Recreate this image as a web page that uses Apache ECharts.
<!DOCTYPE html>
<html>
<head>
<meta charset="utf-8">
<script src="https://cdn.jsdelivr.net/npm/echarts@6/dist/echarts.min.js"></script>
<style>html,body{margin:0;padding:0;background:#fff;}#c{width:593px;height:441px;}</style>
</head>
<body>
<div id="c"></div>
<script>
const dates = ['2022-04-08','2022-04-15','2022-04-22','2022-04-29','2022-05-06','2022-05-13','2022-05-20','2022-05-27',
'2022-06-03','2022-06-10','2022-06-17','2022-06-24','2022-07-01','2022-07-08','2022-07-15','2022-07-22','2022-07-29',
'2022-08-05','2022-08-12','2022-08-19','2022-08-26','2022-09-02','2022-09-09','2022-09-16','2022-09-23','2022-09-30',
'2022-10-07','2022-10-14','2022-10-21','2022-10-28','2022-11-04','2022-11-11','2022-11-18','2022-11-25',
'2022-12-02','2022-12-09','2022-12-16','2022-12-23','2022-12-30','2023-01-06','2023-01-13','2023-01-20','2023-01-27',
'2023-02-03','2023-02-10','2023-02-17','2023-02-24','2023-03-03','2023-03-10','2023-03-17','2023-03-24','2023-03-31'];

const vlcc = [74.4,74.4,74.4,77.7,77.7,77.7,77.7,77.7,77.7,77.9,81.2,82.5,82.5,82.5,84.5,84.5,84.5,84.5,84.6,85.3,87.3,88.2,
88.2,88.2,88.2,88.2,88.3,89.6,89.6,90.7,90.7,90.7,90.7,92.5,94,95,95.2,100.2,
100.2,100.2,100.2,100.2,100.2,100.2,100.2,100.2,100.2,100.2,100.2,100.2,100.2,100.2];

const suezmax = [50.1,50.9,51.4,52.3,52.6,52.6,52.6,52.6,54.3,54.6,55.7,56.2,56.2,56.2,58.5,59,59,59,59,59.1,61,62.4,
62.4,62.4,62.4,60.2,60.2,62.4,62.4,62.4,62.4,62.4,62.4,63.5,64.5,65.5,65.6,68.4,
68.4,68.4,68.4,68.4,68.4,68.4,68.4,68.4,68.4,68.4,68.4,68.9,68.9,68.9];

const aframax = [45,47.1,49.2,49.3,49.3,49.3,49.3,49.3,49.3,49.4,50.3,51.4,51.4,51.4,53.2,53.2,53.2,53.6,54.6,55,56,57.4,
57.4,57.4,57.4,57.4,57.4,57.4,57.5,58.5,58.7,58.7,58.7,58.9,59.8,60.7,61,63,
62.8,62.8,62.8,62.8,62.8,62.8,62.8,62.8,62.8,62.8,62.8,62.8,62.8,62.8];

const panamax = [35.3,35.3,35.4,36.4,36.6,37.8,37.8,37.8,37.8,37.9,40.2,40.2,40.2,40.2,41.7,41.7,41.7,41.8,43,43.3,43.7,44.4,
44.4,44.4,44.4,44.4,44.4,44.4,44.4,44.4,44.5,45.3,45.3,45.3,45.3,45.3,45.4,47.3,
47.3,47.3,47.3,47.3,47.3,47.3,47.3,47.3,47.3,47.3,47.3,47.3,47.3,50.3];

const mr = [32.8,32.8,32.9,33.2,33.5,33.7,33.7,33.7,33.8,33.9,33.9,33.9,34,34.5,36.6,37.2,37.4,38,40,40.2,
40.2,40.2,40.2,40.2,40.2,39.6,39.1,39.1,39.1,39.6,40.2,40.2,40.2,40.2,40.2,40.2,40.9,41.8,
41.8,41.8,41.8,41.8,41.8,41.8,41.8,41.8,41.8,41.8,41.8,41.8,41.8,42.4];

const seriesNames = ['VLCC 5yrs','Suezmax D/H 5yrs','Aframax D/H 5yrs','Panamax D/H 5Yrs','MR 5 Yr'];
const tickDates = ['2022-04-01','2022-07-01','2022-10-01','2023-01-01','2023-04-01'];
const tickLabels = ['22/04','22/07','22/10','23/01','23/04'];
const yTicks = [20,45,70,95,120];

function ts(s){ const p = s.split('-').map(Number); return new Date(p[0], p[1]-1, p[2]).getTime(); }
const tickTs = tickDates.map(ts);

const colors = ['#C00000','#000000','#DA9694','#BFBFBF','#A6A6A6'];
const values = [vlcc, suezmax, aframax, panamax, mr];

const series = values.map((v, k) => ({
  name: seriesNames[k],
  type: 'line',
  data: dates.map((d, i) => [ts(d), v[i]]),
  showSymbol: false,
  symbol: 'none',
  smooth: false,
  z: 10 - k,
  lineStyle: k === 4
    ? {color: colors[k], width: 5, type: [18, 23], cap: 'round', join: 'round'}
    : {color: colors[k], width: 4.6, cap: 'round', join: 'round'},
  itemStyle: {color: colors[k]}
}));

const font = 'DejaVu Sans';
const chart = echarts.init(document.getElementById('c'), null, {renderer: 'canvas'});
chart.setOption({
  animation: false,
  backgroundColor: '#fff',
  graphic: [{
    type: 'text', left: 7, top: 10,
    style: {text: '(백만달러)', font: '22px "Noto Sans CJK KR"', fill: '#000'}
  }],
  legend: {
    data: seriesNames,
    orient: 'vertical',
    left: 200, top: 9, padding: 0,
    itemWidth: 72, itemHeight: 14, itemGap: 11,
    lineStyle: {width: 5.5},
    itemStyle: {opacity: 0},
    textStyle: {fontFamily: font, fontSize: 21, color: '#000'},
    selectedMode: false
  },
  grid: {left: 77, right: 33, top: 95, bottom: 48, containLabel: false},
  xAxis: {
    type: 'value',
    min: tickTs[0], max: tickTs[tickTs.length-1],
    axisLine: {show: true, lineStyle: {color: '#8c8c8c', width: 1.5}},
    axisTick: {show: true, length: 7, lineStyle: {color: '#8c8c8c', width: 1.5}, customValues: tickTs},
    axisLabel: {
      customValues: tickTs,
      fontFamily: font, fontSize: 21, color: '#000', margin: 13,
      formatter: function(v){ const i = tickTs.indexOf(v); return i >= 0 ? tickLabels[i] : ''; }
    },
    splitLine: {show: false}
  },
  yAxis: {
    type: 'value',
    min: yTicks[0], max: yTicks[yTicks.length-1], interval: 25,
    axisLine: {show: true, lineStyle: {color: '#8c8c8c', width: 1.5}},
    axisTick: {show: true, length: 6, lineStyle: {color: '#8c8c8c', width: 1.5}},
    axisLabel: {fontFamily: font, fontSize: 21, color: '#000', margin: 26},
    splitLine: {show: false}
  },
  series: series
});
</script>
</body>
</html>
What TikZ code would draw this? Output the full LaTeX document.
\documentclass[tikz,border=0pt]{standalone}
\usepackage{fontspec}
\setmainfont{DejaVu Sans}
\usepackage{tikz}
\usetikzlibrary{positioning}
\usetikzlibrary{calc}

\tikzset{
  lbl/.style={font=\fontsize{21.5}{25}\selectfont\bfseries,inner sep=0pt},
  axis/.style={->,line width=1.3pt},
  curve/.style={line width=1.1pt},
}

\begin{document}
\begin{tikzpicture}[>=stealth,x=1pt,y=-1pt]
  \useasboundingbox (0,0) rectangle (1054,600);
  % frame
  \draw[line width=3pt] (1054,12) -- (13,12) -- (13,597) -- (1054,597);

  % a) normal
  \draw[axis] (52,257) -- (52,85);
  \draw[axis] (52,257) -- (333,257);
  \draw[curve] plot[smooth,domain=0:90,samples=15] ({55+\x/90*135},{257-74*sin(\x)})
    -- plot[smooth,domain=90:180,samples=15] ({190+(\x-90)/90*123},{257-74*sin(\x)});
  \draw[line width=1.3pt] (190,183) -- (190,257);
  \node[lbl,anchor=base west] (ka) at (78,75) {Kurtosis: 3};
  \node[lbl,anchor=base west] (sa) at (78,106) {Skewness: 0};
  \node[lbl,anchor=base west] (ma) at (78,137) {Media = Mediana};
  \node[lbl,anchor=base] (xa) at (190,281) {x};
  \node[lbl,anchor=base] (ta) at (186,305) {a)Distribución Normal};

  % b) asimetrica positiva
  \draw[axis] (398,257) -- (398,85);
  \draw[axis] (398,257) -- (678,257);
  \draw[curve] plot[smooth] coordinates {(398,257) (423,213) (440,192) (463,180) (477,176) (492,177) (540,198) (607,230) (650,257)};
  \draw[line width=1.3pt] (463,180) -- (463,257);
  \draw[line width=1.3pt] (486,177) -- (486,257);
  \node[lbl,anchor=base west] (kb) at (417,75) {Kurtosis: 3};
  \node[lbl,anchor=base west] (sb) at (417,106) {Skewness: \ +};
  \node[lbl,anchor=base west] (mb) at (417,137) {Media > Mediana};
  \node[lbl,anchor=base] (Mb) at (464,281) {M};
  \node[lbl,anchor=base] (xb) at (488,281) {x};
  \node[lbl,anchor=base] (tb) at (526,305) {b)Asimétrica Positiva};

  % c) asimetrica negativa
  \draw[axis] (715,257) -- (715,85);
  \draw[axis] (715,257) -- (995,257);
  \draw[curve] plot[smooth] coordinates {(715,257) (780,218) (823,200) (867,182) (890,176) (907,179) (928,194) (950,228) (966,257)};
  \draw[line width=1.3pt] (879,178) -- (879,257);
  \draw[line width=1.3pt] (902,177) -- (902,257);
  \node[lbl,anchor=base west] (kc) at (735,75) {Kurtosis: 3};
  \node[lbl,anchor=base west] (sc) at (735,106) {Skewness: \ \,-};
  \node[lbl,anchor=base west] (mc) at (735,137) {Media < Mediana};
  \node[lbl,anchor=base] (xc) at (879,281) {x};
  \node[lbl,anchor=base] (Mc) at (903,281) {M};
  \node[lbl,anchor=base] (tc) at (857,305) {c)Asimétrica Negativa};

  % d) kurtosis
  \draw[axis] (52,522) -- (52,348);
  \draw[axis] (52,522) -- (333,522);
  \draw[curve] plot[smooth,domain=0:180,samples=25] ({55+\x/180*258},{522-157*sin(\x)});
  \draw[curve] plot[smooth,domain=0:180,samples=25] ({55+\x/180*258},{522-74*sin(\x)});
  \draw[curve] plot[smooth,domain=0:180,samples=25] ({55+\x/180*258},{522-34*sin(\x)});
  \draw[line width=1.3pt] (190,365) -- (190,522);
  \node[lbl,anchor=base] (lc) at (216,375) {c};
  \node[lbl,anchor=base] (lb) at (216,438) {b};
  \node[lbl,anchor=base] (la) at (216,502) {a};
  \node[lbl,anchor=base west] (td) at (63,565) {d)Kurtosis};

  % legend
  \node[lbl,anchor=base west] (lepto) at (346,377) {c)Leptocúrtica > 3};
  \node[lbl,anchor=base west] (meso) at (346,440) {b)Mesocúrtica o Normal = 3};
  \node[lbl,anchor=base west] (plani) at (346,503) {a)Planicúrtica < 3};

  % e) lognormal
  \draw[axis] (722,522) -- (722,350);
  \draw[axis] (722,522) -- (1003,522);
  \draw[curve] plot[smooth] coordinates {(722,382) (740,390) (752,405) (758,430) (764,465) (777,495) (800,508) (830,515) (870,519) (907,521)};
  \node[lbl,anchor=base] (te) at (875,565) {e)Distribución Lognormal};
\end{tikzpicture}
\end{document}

----

Exercise details:
Both the line with "What TikZ code" and the line with "(ta) at (186,305)" belong in the answer; write them out exactly, with every line between.

Answer to the task:
What TikZ code would draw this? Output the full LaTeX document.
\documentclass[tikz,border=0pt]{standalone}
\usepackage{fontspec}
\setmainfont{DejaVu Sans}
\usepackage{tikz}
\usetikzlibrary{positioning}
\usetikzlibrary{calc}

\tikzset{
  lbl/.style={font=\fontsize{21.5}{25}\selectfont\bfseries,inner sep=0pt},
  axis/.style={->,line width=1.3pt},
  curve/.style={line width=1.1pt},
}

\begin{document}
\begin{tikzpicture}[>=stealth,x=1pt,y=-1pt]
  \useasboundingbox (0,0) rectangle (1054,600);
  % frame
  \draw[line width=3pt] (1054,12) -- (13,12) -- (13,597) -- (1054,597);

  % a) normal
  \draw[axis] (52,257) -- (52,85);
  \draw[axis] (52,257) -- (333,257);
  \draw[curve] plot[smooth,domain=0:90,samples=15] ({55+\x/90*135},{257-74*sin(\x)})
    -- plot[smooth,domain=90:180,samples=15] ({190+(\x-90)/90*123},{257-74*sin(\x)});
  \draw[line width=1.3pt] (190,183) -- (190,257);
  \node[lbl,anchor=base west] (ka) at (78,75) {Kurtosis: 3};
  \node[lbl,anchor=base west] (sa) at (78,106) {Skewness: 0};
  \node[lbl,anchor=base west] (ma) at (78,137) {Media = Mediana};
  \node[lbl,anchor=base] (xa) at (190,281) {x};
  \node[lbl,anchor=base] (ta) at (186,305) {a)Distribución Normal};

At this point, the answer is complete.